Synthesis, physical characterization, and electrochemical evaluation of bimetallic PtNi nanoparticles supported on different pristine carbon materials to evaluate the effect of supports in catalytic activity toward the oxygen reduction to PEM fuel cells

Abstract

The following doctoral thesis work presents a series of studies to address the synthesis, physical characterization and electrochemical evaluation of polyhedral PtNi catalysts supported on different carbon materials for the oxygen reduction reaction (ORR).The main objective of this study is to evaluate the effect on the catalytic activity of pristine carbon supports used in polyhedral PtNi catalysts obtained from a versatile chemical synthesis. In addition, the physicochemical characterization and the electrochemical evaluation of the obtained catalysts were carried out, which is presented through the development of the different stages of this study in the chapters of this investigation.

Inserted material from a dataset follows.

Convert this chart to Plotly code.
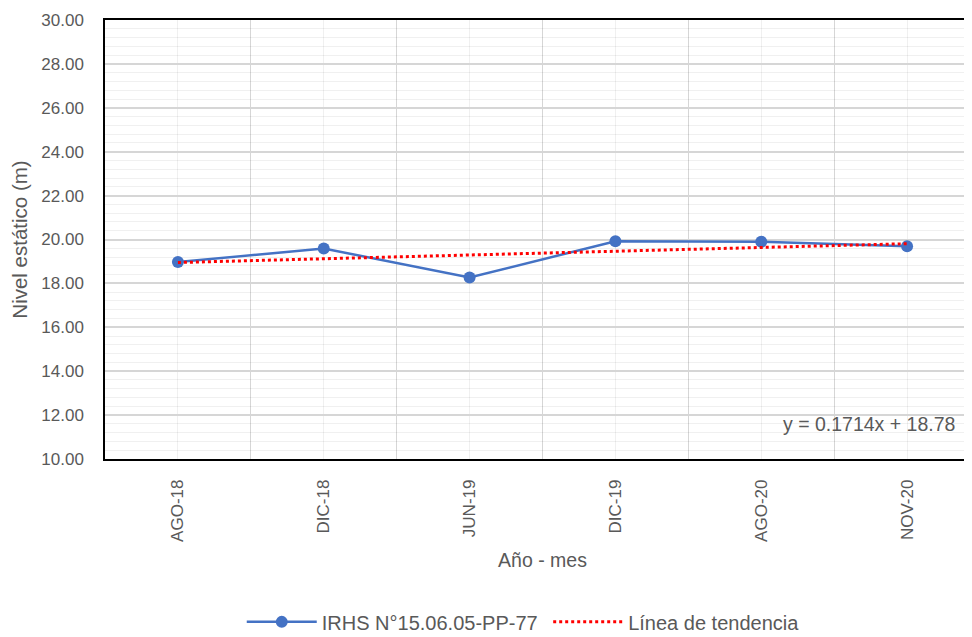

The PtNi nanoparticles were synthesized by a thermochemical reduction route using the hot injection technique of metal precursors using Oleylamine (Oam as reaction agent and shape controller). The synthesis methodology was optimized based on the results obtained where the effect of some of the variables such as temperature, reaction time, and other important factors in the synthesis to obtain our catalysts was observed. As previously mentioned, the carbon supports used in this study were made in their pristine form, that is, they were not subjected to any type of functionalization or surface modification, since generally this type of material on which the catalytic materials are dispersed, are modified by some type of functionalization to improve the dispersion of metallic nanoparticles and favor catalytic activity towards ORR The electrochemical evaluation of the obtained catalysts was carried out to determine their catalytic activity parameters towards the ORR and to determine the effect of the support material on the catalytic activity of our synthesized catalysts. This work is based on the results of different characterization techniques such as X-ray diffraction (XRD), scanning electron microscopy (SEM), X-ray energy discrimination spectroscopy (EDS) and scanning transmission electron microscopy (STEM). ) and electrochemical evaluations by cyclic voltammetry, CO-stripping and rotating disk electrode. In addition, the experimental observations that can serve as a contribution in the development of future works were made.